There was an older man who appeared to be homeless sitting next to his bike on the periphery of the park. I told her it was OK, he was not dangerous, and I was there in case anything were to happen. But she was not to be comforted. As my daughter toddled from slide to swings, the girl followed us, keeping tabs on the man and alerting me to his every move.
“Now he’s over here,” she said, nodding to the spot on the concrete where the man had sat down next to his bike. I repeated that she was safe and told her not to worry as her friend called her to come play in the sandbox. Over the next half hour, she would join her friend to build a sandcastle or swing on the monkey bars, but every few minutes she came back to me with a new concern.
“He stole that bike,” she told me. I glanced over and saw a bike of the kind I’d seen nearly every day during the decade I lived in New York City: clothes and plastic bags tied to the handlebars and frame, a heavy-looking chain lock resting along the crossbar, worn tires in need of pumping.
“I think it’s his,” I said.
“No, he didn’t have it before. I saw him.”
Eventually her father came to pick the girls up. As I watched them drive off in their enormous truck, I felt a sinking feeling in my stomach. Children, especially pre-adolescents, tend to have significantly fewer biases than adults. The world hasn’t yet taught them to be cruel.
They’re often beacons of hope for the future – open to all, seeing merely a person where adults might see an Asian person, a disabled person, an elderly person.

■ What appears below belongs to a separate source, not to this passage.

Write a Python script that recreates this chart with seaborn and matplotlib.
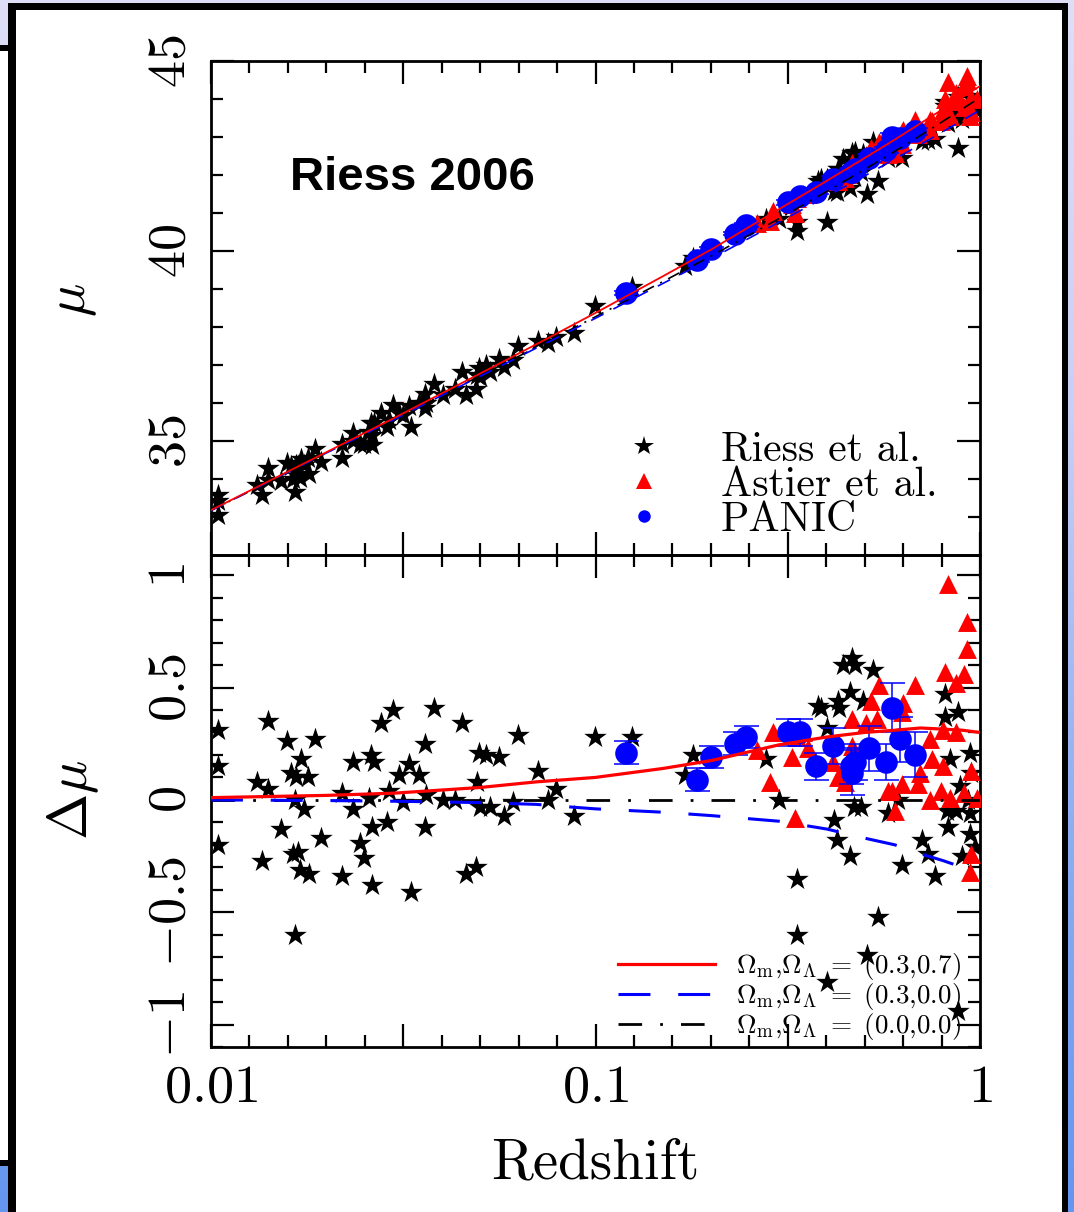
import numpy as np
import pandas as pd
import matplotlib
matplotlib.use("Agg")
import matplotlib.pyplot as plt
import seaborn as sns
from matplotlib.lines import Line2D
from matplotlib.patches import Rectangle
from matplotlib.colors import LinearSegmentedColormap
from matplotlib.ticker import NullFormatter

plt.rcParams["lines.scale_dashes"] = False
plt.rcParams["mathtext.fontset"] = "cm"
plt.rcParams["axes.unicode_minus"] = True

# ---------------- data ----------------
riess_z = [0.0104, 0.0104, 0.0104, 0.0132, 0.0141, 0.0141, 0.0136, 0.0152, 0.0158, 0.0161,
           0.0166, 0.0171, 0.0179, 0.0165, 0.0175, 0.0163, 0.0168, 0.0170, 0.0180, 0.0186,
           0.0193, 0.0219, 0.0219, 0.0234, 0.0234, 0.0244, 0.0250, 0.0258, 0.0261, 0.0265,
           0.0262, 0.0263, 0.0277, 0.0287, 0.0290, 0.0297, 0.0308, 0.0316, 0.0327, 0.0331,
           0.0348, 0.0361, 0.0362, 0.0361, 0.0380, 0.0401, 0.0431, 0.0450, 0.0460, 0.0489,
           0.0491, 0.0498, 0.0519, 0.0500, 0.0532, 0.0561, 0.0578, 0.0610, 0.0629, 0.0708,
           0.0752, 0.0789, 0.0879, 0.0997, 0.0165, 0.1245, 0.179, 0.171, 0.277, 0.300,
           0.334, 0.334, 0.417, 0.425, 0.459, 0.400, 0.379, 0.387, 0.427, 0.430,
           0.459, 0.497, 0.440, 0.465, 0.472, 0.527, 0.469, 0.490, 0.577, 0.612,
           0.627, 0.706, 0.733, 0.764, 0.811, 0.811, 0.836, 0.877, 0.886, 0.820,
           0.865, 0.826, 0.898, 0.941, 0.930, 0.940, 0.940, 0.970, 0.543, 0.508,
           0.400, 0.877, 0.950]
riess_dmu = [0.31, 0.15, -0.20, 0.08, 0.05, 0.35, -0.27, -0.13, 0.26, 0.12,
             0.10, 0.18, 0.10, 0.00, -0.04, -0.24, -0.23, -0.31, -0.33, 0.27,
             -0.17, 0.03, -0.34, 0.17, -0.04, -0.19, -0.26, 0.01, 0.20, 0.17,
             -0.38, -0.12, 0.34, -0.10, 0.04, 0.40, 0.11, -0.01, 0.16, -0.41,
             0.11, 0.25, 0.02, -0.12, 0.41, 0.00, 0.00, 0.34, -0.33, -0.30,
             0.08, 0.21, 0.20, -0.03, -0.03, 0.19, -0.07, -0.01, 0.29, 0.13,
             0.00, 0.05, -0.07, 0.28, -0.60, 0.28, 0.20, 0.11, 0.18, 0.00,
             -0.35, -0.60, -0.09, -0.18, -0.25, 0.32, 0.42, 0.41, 0.44, 0.41,
             0.48, 0.44, 0.60, 0.63, 0.60, 0.58, -0.03, -0.03, -0.06, 0.00,
             -0.29, -0.18, -0.24, -0.34, 0.47, 0.37, 0.18, 0.39, 0.06, -0.05,
             -0.05, -0.12, -0.25, 0.21, 0.00, -0.06, -0.15, -0.21, -0.52, -0.69,
             -0.81, -0.94, 0.12]
riess_mu = [33.57, 33.41, 33.06, 33.85, 33.98, 34.28, 33.57, 33.96, 34.42, 34.34,
            34.38, 34.53, 34.54, 34.27, 34.36, 34.00, 34.08, 34.03, 34.12, 34.80,
            34.44, 34.92, 34.55, 35.20, 34.99, 34.93, 34.92, 35.25, 35.47, 35.48,
            34.90, 35.17, 35.74, 35.38, 35.55, 35.96, 35.75, 35.68, 35.93, 35.38,
            36.01, 36.23, 36.01, 35.86, 36.50, 36.21, 36.37, 36.81, 36.20, 36.36,
            36.75, 36.91, 36.99, 36.68, 36.81, 37.15, 36.96, 37.14, 37.51, 37.62,
            37.58, 37.74, 37.85, 38.54, 33.67, 39.05, 39.81, 39.61, 40.84, 40.85,
            40.77, 40.52, 41.58, 41.54, 41.67, 41.89, 41.85, 41.90, 42.17, 42.17,
            42.40, 42.56, 42.41, 42.59, 42.60, 42.86, 41.95, 42.08, 42.46, 42.67,
            42.45, 42.89, 42.92, 42.94, 43.91, 43.81, 43.71, 44.05, 43.76, 43.43,
            43.59, 43.37, 43.48, 44.08, 43.83, 43.81, 43.72, 43.74, 41.84, 41.49,
            40.76, 42.72, 44.02]

astier_z = [0.826, 0.925, 0.925, 0.811, 0.910, 0.865, 0.546, 0.678, 0.520, 0.630,
            0.465, 0.506, 0.540, 0.627, 0.290, 0.334, 0.347, 0.263, 0.325, 0.358,
            0.415, 0.465, 0.450, 0.427, 0.445, 0.575, 0.590, 0.627, 0.690, 0.700,
            0.740, 0.750, 0.800, 0.865, 0.800, 0.790, 0.836, 0.740, 0.910, 0.980,
            0.950, 0.600, 0.330, 0.284, 0.950, 0.940]
astier_dmu = [0.96, 0.79, 0.67, 0.57, 0.56, 0.52, 0.51, 0.51, 0.44, 0.43,
              0.36, 0.34, 0.36, 0.39, 0.30, 0.28, 0.30, 0.22, 0.19, 0.23,
              0.17, 0.24, 0.16, 0.10, 0.08, 0.04, 0.04, 0.07, 0.07, 0.12,
              0.27, 0.18, 0.31, 0.30, 0.15, 0.04, 0.01, 0.00, 0.03, 0.01,
              0.13, -0.05, -0.08, 0.08, -0.24, -0.32]
astier_mu = [44.45, 44.61, 44.49, 44.01, 44.34, 44.16, 42.88, 43.46, 42.70, 43.18,
             42.32, 42.52, 42.70, 43.13, 41.06, 41.40, 41.51, 40.75, 41.25, 41.51,
             41.83, 42.20, 42.03, 41.83, 41.92, 42.54, 42.63, 42.81, 43.07, 43.15,
             43.46, 43.42, 43.72, 43.94, 43.56, 43.41, 43.54, 43.19, 43.78, 44.00,
             44.03, 42.58, 41.00, 40.80, 43.66, 43.55]

panic_z = [0.120, 0.184, 0.200, 0.230, 0.247, 0.317, 0.340, 0.374, 0.415, 0.465,
           0.472, 0.514, 0.570, 0.590, 0.619, 0.678, 0.462]
panic_dmu = [0.21, 0.09, 0.19, 0.25, 0.28, 0.30, 0.30, 0.15, 0.24, 0.12,
             0.17, 0.23, 0.17, 0.41, 0.27, 0.20, 0.15]
panic_mu = [38.89, 39.76, 40.06, 40.46, 40.68, 41.28, 41.46, 41.55, 41.90, 42.09,
            42.17, 42.44, 42.65, 42.99, 42.98, 43.15, 42.08]
panic_err = [0.05, 0.05, 0.05, 0.05, 0.05, 0.06, 0.06, 0.06, 0.08, 0.10,
             0.08, 0.10, 0.08, 0.11, 0.10, 0.10, 0.08]

model_z = [0.01, 0.02, 0.03, 0.05, 0.07, 0.1, 0.15, 0.2, 0.3, 0.4, 0.5, 0.6, 0.7, 0.8, 0.9, 1.0]
lcdm_dmu = [0.01, 0.02, 0.03, 0.055, 0.08, 0.10, 0.14, 0.175, 0.245, 0.28, 0.30, 0.31, 0.32, 0.315, 0.31, 0.30]
open_dmu = [0.0, -0.003, -0.006, -0.012, -0.02, -0.04, -0.055, -0.07, -0.095, -0.13, -0.17, -0.20, -0.24, -0.27, -0.30, -0.33]
empty_dmu = [0.0] * 16
lcdm_mu = [33.18, 34.71, 35.61, 36.77, 37.54, 38.37, 39.34, 40.04, 41.10, 41.85, 42.44, 42.93, 43.36, 43.73, 44.05, 44.34]
open_mu = [33.17, 34.69, 35.57, 36.70, 37.44, 38.23, 39.15, 39.80, 40.76, 41.44, 41.97, 42.42, 42.80, 43.14, 43.44, 43.71]
empty_mu = [33.17, 34.69, 35.58, 36.71, 37.46, 38.27, 39.20, 39.87, 40.85, 41.57, 42.14, 42.62, 43.04, 43.41, 43.74, 44.04]

x_tick_labels = ["$0.01$", "", "$0.1$", "", "$1$"]
mu_tick_labels = ["$35$", "$40$", "$45$"]
dmu_tick_labels = ["$-1$", "$-0.5$", "$0$", "$0.5$", "$1$"]
legend_top_labels = ["Riess et al.", "Astier et al.", "PANIC"]
legend_bot_labels = [r"$\Omega_{\rm m}{,}\Omega_\Lambda\ =\ (0.3{,}0.7)$",
                     r"$\Omega_{\rm m}{,}\Omega_\Lambda\ =\ (0.3{,}0.0)$",
                     r"$\Omega_{\rm m}{,}\Omega_\Lambda\ =\ (0.0{,}0.0)$"]

W, H = 1074, 1212
fig = plt.figure(figsize=(W / 100, H / 100), dpi=100)

# ---------------- slide background ----------------
bg = fig.add_axes([0, 0, 1, 1], zorder=-10)
bg.set_axis_off()
bg.set_xlim(0, 1)
bg.set_ylim(0, 1)
cmap = LinearSegmentedColormap.from_list("bg", ["#dedef7", "#c9d0f5", "#8fb0f2", "#6495ef"])
bg.imshow(np.linspace(0, 1, 256)[:, None], aspect="auto", cmap=cmap,
          extent=[0, 1, 0, 1], origin="upper")


def rect(x0, y0, x1, y1, c):
    bg.add_patch(Rectangle((x0 / W, 1 - y1 / H), (x1 - x0) / W, (y1 - y0) / H,
                           facecolor=c, edgecolor="none"))


rect(0, 45, 9, 1166, "black")
rect(0, 51, 9, 1160, "white")
rect(8, 3, 1068, 1212, "black")
rect(16, 10, 1062, 1212, "white")

# ---------------- axes ----------------
ax1 = fig.add_axes([211 / W, 1 - 555 / H, 769 / W, 494 / H])
ax2 = fig.add_axes([211 / W, 1 - 1047 / H, 769 / W, 492 / H])

x_major = [0.01, 10 ** -1.5, 0.1, 10 ** -0.5, 1.0]
x_minor = [10 ** (k / 10) for k in range(-20, 1) if k % 5 != 0]

for ax in (ax1, ax2):
    ax.set_xscale("log")
    ax.set_xlim(0.01, 1.0)
    ax.set_xticks(x_major)
    ax.set_xticks(x_minor, minor=True)
    ax.xaxis.set_minor_formatter(NullFormatter())
    ax.tick_params(which="both", direction="in", top=True, right=True,
                   bottom=True, left=True, width=1.6, colors="black")
    ax.tick_params(which="major", length=16.5)
    ax.tick_params(which="minor", length=8.5)
    ax.tick_params(axis="y", pad=11, labelsize=39)
    ax.tick_params(axis="x", pad=10, labelsize=39)
    for s in ax.spines.values():
        s.set_linewidth(2.0)
        s.set_color("black")
    ax.set_facecolor("none")

STAR_S, TRI_S, CIRC_S = 290, 185, 265

# top panel
ax1.set_ylim(32, 45)
ax1.set_yticks([35, 40, 45])
ax1.set_yticks(list(range(33, 45)), minor=True)
ax1.set_yticklabels(mu_tick_labels, rotation=90, va="center")
ax1.tick_params(labelbottom=False)

sns.scatterplot(x=riess_z, y=riess_mu, ax=ax1, marker="*", s=STAR_S, color="black",
                linewidth=0, zorder=3)
sns.scatterplot(x=astier_z, y=astier_mu, ax=ax1, marker="^", s=TRI_S, color="red",
                linewidth=0, zorder=4)
ax1.errorbar(panic_z, panic_mu, yerr=panic_err, fmt="none", ecolor="blue",
             elinewidth=1.1, capsize=9, capthick=1.1, zorder=5)
sns.scatterplot(x=panic_z, y=panic_mu, ax=ax1, marker="o", s=CIRC_S, color="blue",
                linewidth=0, zorder=5)
sns.lineplot(x=model_z, y=empty_mu, ax=ax1, color="black", lw=1.2, sort=False,
             estimator=None, linestyle=(0, (9, 5, 1.5, 5)), zorder=6)
sns.lineplot(x=model_z, y=open_mu, ax=ax1, color="blue", lw=1.2, sort=False,
             estimator=None, linestyle=(0, (10, 8)), zorder=6)
sns.lineplot(x=model_z, y=lcdm_mu, ax=ax1, color="red", lw=1.3, sort=False,
             estimator=None, zorder=7)

ax1.set_ylabel(r"$\mu$", fontsize=40)
ax1.yaxis.set_label_coords(-0.145, 0.516)
ax1.set_xlabel("")
ax1.text(0.1027, 0.739, "Riess 2006", transform=ax1.transAxes, fontsize=34,
         fontweight="bold", family="Liberation Sans", va="baseline", ha="left")

top_handles = [
    Line2D([], [], ls="none", marker="*", color="black", markersize=15, markeredgewidth=0),
    Line2D([], [], ls="none", marker="^", color="red", markersize=12, markeredgewidth=0),
    Line2D([], [], ls="none", marker="o", color="blue", markersize=9, markeredgewidth=0),
]
leg1 = ax1.legend(top_handles, legend_top_labels, loc="upper left",
                  bbox_to_anchor=(0.536, 0.25), frameon=False, borderpad=0,
                  borderaxespad=0, handlelength=1.0, handletextpad=1.35,
                  labelspacing=-0.06, prop={"family": "cmr10", "size": 30})

# bottom panel
ax2.set_ylim(-1.1, 1.09)
ax2.set_yticks([-1, -0.5, 0, 0.5, 1])
ax2.set_yticks([v / 10 for v in range(-11, 11) if v % 5 != 0], minor=True)
ax2.set_yticklabels(dmu_tick_labels, rotation=90, va="center")
ax2.set_xticklabels(x_tick_labels)

sns.scatterplot(x=riess_z, y=riess_dmu, ax=ax2, marker="*", s=STAR_S, color="black",
                linewidth=0, zorder=3)
sns.scatterplot(x=astier_z, y=astier_dmu, ax=ax2, marker="^", s=TRI_S, color="red",
                linewidth=0, zorder=4)
ax2.errorbar(panic_z, panic_dmu, yerr=panic_err, fmt="none", ecolor="blue",
             elinewidth=1.1, capsize=9, capthick=1.1, zorder=5)
sns.scatterplot(x=panic_z, y=panic_dmu, ax=ax2, marker="o", s=CIRC_S, color="blue",
                linewidth=0, zorder=5)
sns.lineplot(x=model_z, y=empty_dmu, ax=ax2, color="black", lw=2.0, sort=False,
             estimator=None, linestyle=(0, (17, 13, 2, 13)), zorder=6)
sns.lineplot(x=model_z, y=open_dmu, ax=ax2, color="blue", lw=2.2, sort=False,
             estimator=None, linestyle=(0, (23, 20)), zorder=6)
sns.lineplot(x=model_z, y=lcdm_dmu, ax=ax2, color="red", lw=2.3, sort=False,
             estimator=None, zorder=7)

ax2.set_ylabel(r"$\Delta\mu$", fontsize=40)
ax2.yaxis.set_label_coords(-0.143, 0.502)
ax2.set_xlabel("Redshift", family="cmr10", fontsize=41)
ax2.xaxis.set_label_coords(0.5, -0.185)
ax2.xaxis.label.set_va("top")

bot_handles = [
    Line2D([], [], color="red", lw=2.3),
    Line2D([], [], color="blue", lw=2.2, linestyle=(0, (23, 20))),
    Line2D([], [], color="black", lw=2.0, linestyle=(0, (17, 13, 2, 13))),
]
leg2 = ax2.legend(bot_handles, legend_bot_labels, loc="lower left",
                  bbox_to_anchor=(0.529, 0.01), frameon=False, borderpad=0,
                  borderaxespad=0, handlelength=3.6, handletextpad=0.75,
                  labelspacing=-0.04, fontsize=19.5)

fig.savefig("out.png", dpi=100)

I remembered a recent outing to the mall with my twin nieces. On the way back to the car, my mother had asked them if the cashier was a man or a woman. They were confused by her question. All they had noticed was a person with pink hair and an intricate manicure who had helpfully checked them out.
Where my nieces had given me a sense of optimism for our future, this beautiful child at the park had left me feeling depressed.
Our community – parents, city officials, police officers – had taught her that homeless people were dangerous, often thieves, who couldn’t do something as simple as enjoy the autumn sunshine in a public place without a sinister motive. As a woman and a mother, I was glad she was wary of men she didn’t know – she had learned an important survival skill that is sadly necessary for all girls in our world.
But as a human being, I was distressed. I thought of the Maine Department of Transportation’s plans to sweep the homeless encampment on Marginal Way on Nov. 1, displacing dozens of people who have found shelter there. How will we ever change the way our society deals with homelessness if we don’t model for our children empathy and respect for those who are suffering?